In technical analysis, there are many ways to display a price chart like as line, area, bars and even unconventional ways like dot and figure, heikin ashi, renko, etc. The most popular and widely used are the line chart, the bar chart and the candlestick chart. Let’s see them below.
- The line chart connects all closing prices within a given time frame. So, for example, if the previous days’ closing prices were 1.2000, 1.2050, 1.2100 and so on, you would see a rising line connecting those prices over the past 3 days and the same would be observed for an hourly or 5-minute chart.
- The bar chart displays the open, high, low and close price over a given period. For example, in this daily chart, each bar represents what happened in one day, so you have its opening price represented by a small left segment, the high and the low it reached on that day- there and the closing price represented by a small line segment connecting the next bar. In this particular chart example, the orange bars are those with the close price higher than the open price, and the gray bars have the close price lower than the open price. You can choose any color you like.

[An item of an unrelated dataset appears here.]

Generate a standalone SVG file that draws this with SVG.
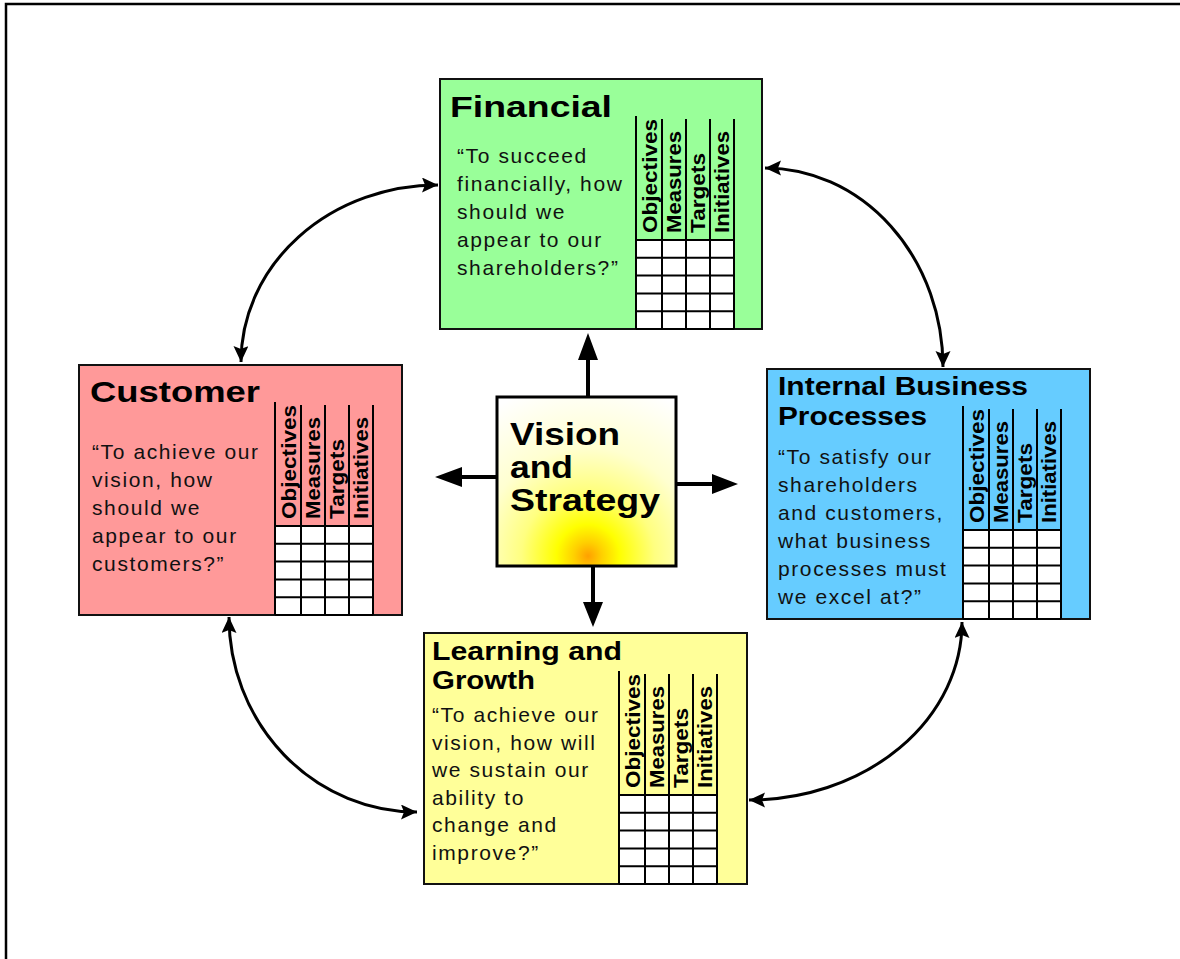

- The candlestick chart is the most popular. It displays the same data as the bar chart, so the open, high, low and close price over a given period, but in a much simpler visual way. The body of the candle indicates the open and close price, so if the candle is orange it means the close price is higher than the open price and vice versa if the candle is grey. The wicks (also called shadows) represent the high and low price reached during that particular time period.